射程はアメリカ、イギリスが約1500キロ、ロシアは2400キロにも及ぶため、敵地に近づくことなく遠距離からの攻撃が可能となっている。

オハイオ級の数隻は弾道ミサイル「トライデント」を撤去し、トマホークを 154 発搭載できるように改修している。

オハイオ級1隻で敵地に大打撃を与えることができるほど脅威度が高い潜水艦なのだ。

イギリス海軍のアスチュート級は、魚雷発射管からトマホークを発射することも可能となっており、フランス海軍のシュフラン級も対地ミサイルを同様の方法で発射することができる。
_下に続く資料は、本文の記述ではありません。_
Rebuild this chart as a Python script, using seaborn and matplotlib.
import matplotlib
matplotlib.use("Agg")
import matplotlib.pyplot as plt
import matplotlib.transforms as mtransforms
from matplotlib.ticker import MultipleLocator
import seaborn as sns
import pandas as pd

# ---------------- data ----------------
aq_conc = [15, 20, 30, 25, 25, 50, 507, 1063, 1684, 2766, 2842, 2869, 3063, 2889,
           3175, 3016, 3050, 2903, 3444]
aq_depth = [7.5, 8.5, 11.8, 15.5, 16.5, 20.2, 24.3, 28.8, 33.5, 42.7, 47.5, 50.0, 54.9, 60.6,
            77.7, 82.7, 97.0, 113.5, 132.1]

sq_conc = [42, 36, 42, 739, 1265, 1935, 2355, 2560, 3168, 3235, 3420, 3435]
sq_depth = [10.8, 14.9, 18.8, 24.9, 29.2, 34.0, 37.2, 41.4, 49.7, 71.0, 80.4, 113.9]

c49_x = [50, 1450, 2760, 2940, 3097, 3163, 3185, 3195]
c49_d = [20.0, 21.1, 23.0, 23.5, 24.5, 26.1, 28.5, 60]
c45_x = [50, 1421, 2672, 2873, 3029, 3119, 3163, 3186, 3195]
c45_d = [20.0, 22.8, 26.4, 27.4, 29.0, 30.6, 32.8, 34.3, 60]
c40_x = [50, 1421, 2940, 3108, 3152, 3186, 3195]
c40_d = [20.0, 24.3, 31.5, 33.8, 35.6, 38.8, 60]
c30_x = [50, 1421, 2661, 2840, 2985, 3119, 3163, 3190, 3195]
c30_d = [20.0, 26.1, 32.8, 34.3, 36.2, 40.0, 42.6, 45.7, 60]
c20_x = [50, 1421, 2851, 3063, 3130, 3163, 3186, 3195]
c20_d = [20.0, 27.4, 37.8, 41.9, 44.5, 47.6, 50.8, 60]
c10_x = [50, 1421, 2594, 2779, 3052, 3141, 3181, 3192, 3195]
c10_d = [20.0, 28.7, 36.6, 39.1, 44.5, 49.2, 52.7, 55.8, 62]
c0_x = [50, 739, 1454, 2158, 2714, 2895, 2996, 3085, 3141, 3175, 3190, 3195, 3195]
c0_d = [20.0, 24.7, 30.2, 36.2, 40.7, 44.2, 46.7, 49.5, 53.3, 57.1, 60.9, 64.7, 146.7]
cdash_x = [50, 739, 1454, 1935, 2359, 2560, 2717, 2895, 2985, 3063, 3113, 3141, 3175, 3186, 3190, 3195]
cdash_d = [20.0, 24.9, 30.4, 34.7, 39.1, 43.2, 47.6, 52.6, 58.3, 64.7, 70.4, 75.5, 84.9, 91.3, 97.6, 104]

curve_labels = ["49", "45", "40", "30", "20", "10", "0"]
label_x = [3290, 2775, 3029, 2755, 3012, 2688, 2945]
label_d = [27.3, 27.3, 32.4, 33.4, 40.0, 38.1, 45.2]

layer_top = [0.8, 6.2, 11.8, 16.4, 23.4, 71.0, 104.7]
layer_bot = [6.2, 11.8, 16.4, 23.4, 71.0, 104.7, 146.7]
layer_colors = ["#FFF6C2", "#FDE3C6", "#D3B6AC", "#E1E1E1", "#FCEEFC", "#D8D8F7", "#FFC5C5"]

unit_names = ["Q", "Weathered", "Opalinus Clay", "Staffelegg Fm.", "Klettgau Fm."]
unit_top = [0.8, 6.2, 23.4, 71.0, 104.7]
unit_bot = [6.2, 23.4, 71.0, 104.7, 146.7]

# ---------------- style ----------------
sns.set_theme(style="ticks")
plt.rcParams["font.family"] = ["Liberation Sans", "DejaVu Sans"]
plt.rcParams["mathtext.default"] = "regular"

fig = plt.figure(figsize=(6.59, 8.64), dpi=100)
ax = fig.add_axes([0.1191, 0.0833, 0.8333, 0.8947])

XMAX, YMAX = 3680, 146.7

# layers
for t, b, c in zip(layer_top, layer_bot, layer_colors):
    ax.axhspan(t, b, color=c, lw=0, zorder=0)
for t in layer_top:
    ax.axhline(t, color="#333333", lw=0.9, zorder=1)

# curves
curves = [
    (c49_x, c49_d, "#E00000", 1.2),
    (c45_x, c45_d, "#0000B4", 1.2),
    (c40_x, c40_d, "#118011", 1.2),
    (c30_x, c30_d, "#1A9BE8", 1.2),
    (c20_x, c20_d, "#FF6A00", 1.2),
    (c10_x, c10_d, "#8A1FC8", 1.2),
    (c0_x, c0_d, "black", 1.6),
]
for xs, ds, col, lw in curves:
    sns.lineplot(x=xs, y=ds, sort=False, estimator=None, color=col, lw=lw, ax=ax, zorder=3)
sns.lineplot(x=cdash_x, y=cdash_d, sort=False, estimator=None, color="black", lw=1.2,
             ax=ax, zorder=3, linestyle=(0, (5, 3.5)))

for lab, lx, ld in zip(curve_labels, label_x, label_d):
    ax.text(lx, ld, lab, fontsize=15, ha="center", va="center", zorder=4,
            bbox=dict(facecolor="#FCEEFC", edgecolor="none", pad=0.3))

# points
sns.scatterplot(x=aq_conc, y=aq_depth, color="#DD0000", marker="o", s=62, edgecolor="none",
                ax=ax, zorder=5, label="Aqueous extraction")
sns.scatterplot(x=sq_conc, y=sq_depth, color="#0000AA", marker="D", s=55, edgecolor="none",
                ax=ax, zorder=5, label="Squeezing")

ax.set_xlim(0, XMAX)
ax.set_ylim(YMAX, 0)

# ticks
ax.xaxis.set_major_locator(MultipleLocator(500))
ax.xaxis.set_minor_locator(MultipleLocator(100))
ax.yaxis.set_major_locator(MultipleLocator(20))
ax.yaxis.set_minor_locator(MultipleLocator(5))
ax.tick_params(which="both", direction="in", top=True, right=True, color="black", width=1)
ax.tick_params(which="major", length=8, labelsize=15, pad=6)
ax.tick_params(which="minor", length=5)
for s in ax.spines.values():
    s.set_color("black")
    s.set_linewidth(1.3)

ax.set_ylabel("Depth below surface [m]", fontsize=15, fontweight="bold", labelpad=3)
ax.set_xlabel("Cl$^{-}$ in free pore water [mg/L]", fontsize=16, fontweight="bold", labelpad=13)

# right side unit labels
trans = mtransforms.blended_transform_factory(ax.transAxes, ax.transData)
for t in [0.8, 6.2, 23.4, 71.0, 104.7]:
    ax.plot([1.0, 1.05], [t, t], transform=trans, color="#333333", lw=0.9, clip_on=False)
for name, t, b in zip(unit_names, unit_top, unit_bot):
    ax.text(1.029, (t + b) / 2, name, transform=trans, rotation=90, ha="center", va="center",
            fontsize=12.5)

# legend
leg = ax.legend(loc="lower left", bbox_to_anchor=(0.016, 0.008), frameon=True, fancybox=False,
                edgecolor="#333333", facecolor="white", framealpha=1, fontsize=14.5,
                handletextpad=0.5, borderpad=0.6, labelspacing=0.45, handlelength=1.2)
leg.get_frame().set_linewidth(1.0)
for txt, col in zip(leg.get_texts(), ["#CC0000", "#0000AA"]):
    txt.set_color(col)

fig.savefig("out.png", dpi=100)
魚雷とミサイルの発射装置が同じというのは世界でも珍しいタイプの潜水艦であるが、逆にその搭載比率が問題になることもある。

日本の潜水艦の「おやしお型」と「そうりゅう型」は攻撃潜水艦 SSNに分類され、武器については長魚雷もしくは対艦ミサイルの2つで対地ミサイル等は搭載できない。

世界の原子力潜水艦の脅威まとめ

今回紹介した原子力潜水艦のほかにも、通常動力型もを合わせると潜水艦を保有している国は世界で41カ国にもなる、

潜水艦を自国で建造して、それを運用していくには、高度な技術力と経済力が必要となるため、保有している国はそれなりに軍事力が高い国といえる。

自らの存在を隠しつつ、敵の艦艇や陸上施設を破壊することができるのが、潜水艦の強みでもある。

現代の海軍において、作戦を有利に進めるに当たって、潜水艦は欠くことのできない重要な戦力である。